To: Voltaire who wrote (46610)10/30/1999 11:58:00 AM
From: Wyätt Gwyön  Read Replies (3) | Respond to of 152472
 
Hi Voltaire, no Dell's split the last time did not make a bit of difference because it was not desired the way it was.
Buying/selling is always a judgment call--inescapable truth. People, disliking the uncertainty of this situation, seek to develop "systems" with "laws" that will provide an answer without resorting to a judgment call ("chance"). The problem I see with the logic you mention for Dell (i.e., it was one of the "bad splitters") is that the "reality" of Dell's being a bad splitter is not some self-apparent truth, but rather a judgment call. If it were a self-apparent truth, then the "system" (i.e., in this example, your thesis about split types) would be a happy one which obviates the need for uncertainty-laden "judgment calls". Unfortunately, as I see it, people trading Dell's stock around the time of the last split had to make a judgment call about whether it was good or bad. Hence, the judgment call issue has just been hopped from one lily pad (Is the stock a buy?) to another (Is Dell a "good splitter" or a "bad splitter"?).

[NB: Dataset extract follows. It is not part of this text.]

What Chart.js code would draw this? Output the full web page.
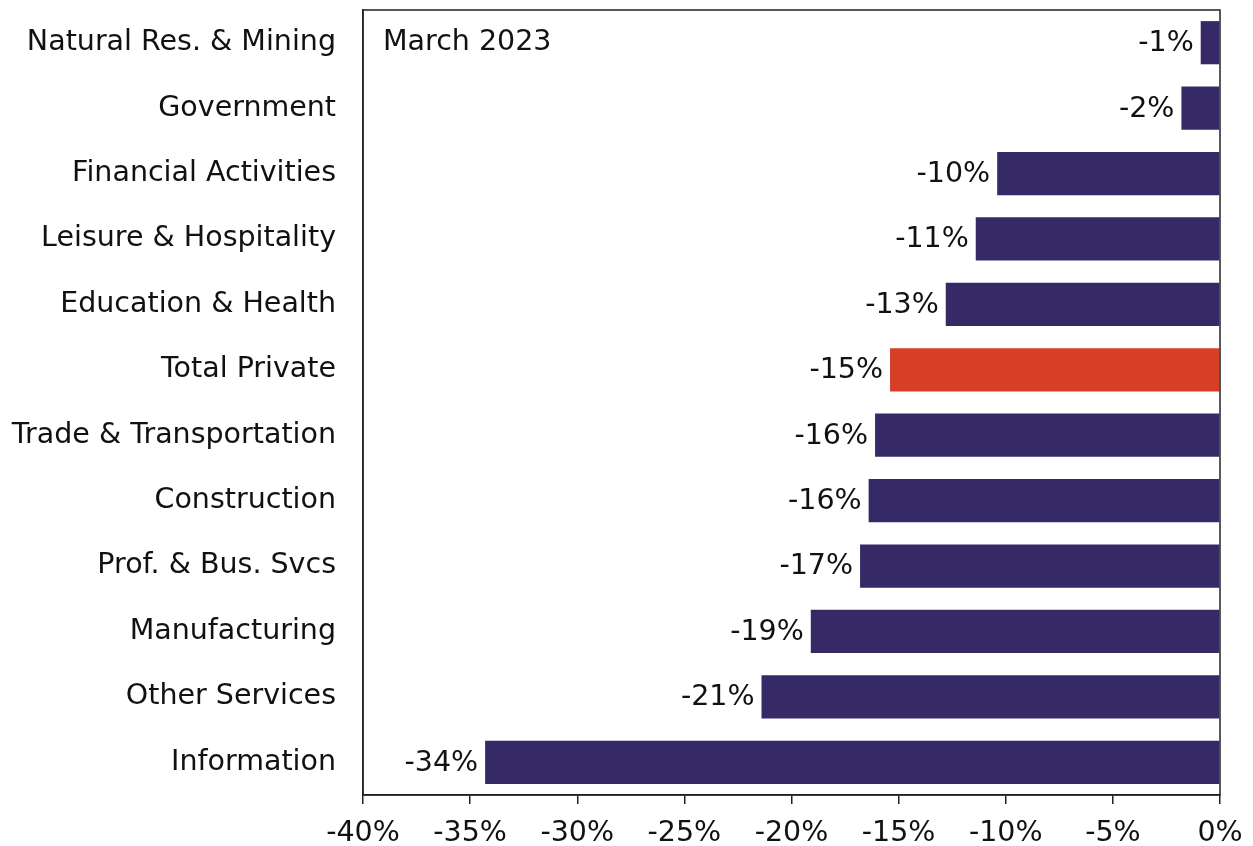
<!DOCTYPE html>
<html lang="en">
<head>
    <meta charset="UTF-8">
    <title>Employment Change by Sector</title>
    <style>
        body { margin: 0; background: #fff; font-family: 'DejaVu Sans', Verdana, sans-serif; }
        #wrap { width: 1253px; height: 846px; position: relative; }
    </style>
    <script src="https://cdn.jsdelivr.net/npm/chart.js@4.4.0/dist/chart.umd.min.js"></script>
</head>
<body>

<div id="wrap"><canvas id="sectorChart"></canvas></div>

<script>
    const sectors = [
        'Natural Res. & Mining', 'Government', 'Financial Activities', 'Leisure & Hospitality',
        'Education & Health', 'Total Private', 'Trade & Transportation', 'Construction',
        'Prof. & Bus. Svcs', 'Manufacturing', 'Other Services', 'Information'
    ];
    const changePct = [-0.9, -1.8, -10.4, -11.4, -12.8, -15.4, -16.1, -16.4, -16.8, -19.1, -21.4, -34.3];
    const highlight = 'Total Private';
    const periodLabel = 'March 2023';
    const xTicks = [-40, -35, -30, -25, -20, -15, -10, -5, 0];

    const navy = '#352a65';
    const red = '#d63e26';
    const font = "'DejaVu Sans', Verdana, sans-serif";
    const fontSize = 28.5;

    // box round the plot + period note
    const frame = {
        id: 'frame',
        afterDraw(chart) {
            const { ctx, chartArea: a } = chart;
            ctx.save();
            ctx.strokeStyle = '#222';
            ctx.lineWidth = 1.5;
            ctx.strokeRect(a.left, a.top, a.right - a.left, a.bottom - a.top);
            ctx.fillStyle = '#111';
            ctx.font = fontSize + 'px ' + font;
            ctx.textAlign = 'left';
            ctx.textBaseline = 'middle';
            ctx.fillText(periodLabel, a.left + 20, a.top + 33);
            ctx.restore();
        }
    };

    // value labels left of each bar end
    const barLabels = {
        id: 'barLabels',
        afterDatasetsDraw(chart) {
            const { ctx } = chart;
            const meta = chart.getDatasetMeta(0);
            ctx.save();
            ctx.fillStyle = '#111';
            ctx.font = fontSize + 'px ' + font;
            ctx.textAlign = 'right';
            ctx.textBaseline = 'middle';
            meta.data.forEach((bar, i) => {
                ctx.fillText(Math.round(changePct[i]) + '%', bar.x - 7, bar.y + 1);
            });
            ctx.restore();
        }
    };

    new Chart(document.getElementById('sectorChart'), {
        type: 'bar',
        data: {
            labels: sectors,
            datasets: [{
                data: changePct,
                backgroundColor: sectors.map(s => s === highlight ? red : navy),
                borderWidth: 0,
                barPercentage: 0.66,
                categoryPercentage: 1
            }]
        },
        options: {
            indexAxis: 'y',
            responsive: true,
            maintainAspectRatio: false,
            animation: false,
            layout: { padding: { top: 10, right: 33, left: 0, bottom: 0 } },
            plugins: { legend: { display: false }, tooltip: { enabled: false } },
            scales: {
                x: {
                    min: -40,
                    max: 0,
                    afterBuildTicks(scale) { scale.ticks = xTicks.map(v => ({ value: v })); },
                    afterFit(scale) {
                        scale.height = 51;
                        scale.paddingLeft = 0;
                        scale.paddingRight = 0;
                    },
                    grid: { drawOnChartArea: false, drawTicks: true, tickLength: 9, color: '#222', lineWidth: 1.5 },
                    border: { display: true, color: '#222', width: 1.5 },
                    ticks: {
                        color: '#111',
                        font: { family: font, size: fontSize },
                        padding: 12,
                        maxRotation: 0,
                        callback: v => v + '%'
                    }
                },
                y: {
                    afterFit(scale) {
                        scale.width = 363;
                        scale.paddingTop = 0;
                        scale.paddingBottom = 0;
                    },
                    grid: { display: false, drawTicks: false },
                    border: { display: true, color: '#222', width: 1.5 },
                    ticks: {
                        color: '#111',
                        font: { family: font, size: fontSize },
                        padding: 27
                    }
                }
            }
        },
        plugins: [frame, barLabels]
    });
</script>

</body>
</html>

Did the splits of Dell make a difference when it was desired, just ask the Dell Heads at the time.
Sure, but how many of the Dellheads knew the last one was "not desired" at the time? I live in Delltown, and not many here were quick to the draw on that judgment call. That's my point.

As for the case of QCOM splitting, mgmt has all but announced they will vote for an increase in available shares and announce a split at the shareholder's meeting in Feb--why is it so critical that they take some rah-rah steps in the interim? I don't know if you were invested in QCOM prior to the last split (in May, I think), but the stock ran up to over 220 (sound familiar?), and post split fell to the low 90s or maybe high 80s around end-May/early June. Now, one can say there is a "need" for a split now; therefore it is a "good" one. But presumably it was even more "needful" back in May, and yet the short-term post-split action was a pullback. What is to say the same won't be true this time? I don't know--maybe it's Door Number 1 (QCOM goes UP UP UP to 275!), maybe it's Door Number 2 ("sell the news" pullback to 170). To me, it is just a tail-chasing kind of thing to worry about. But to each his own, eh?

Not impressed with Warren Buffett and his view of the New Paradigm or lack there of, said he would never invest in any Internet stock, geez!

Nor I. That's why I'm invested in QCOM and not BRKA. But Buffett's failure to adapt to high-tech does not take away from his greatness as an investor before the days of wire and string.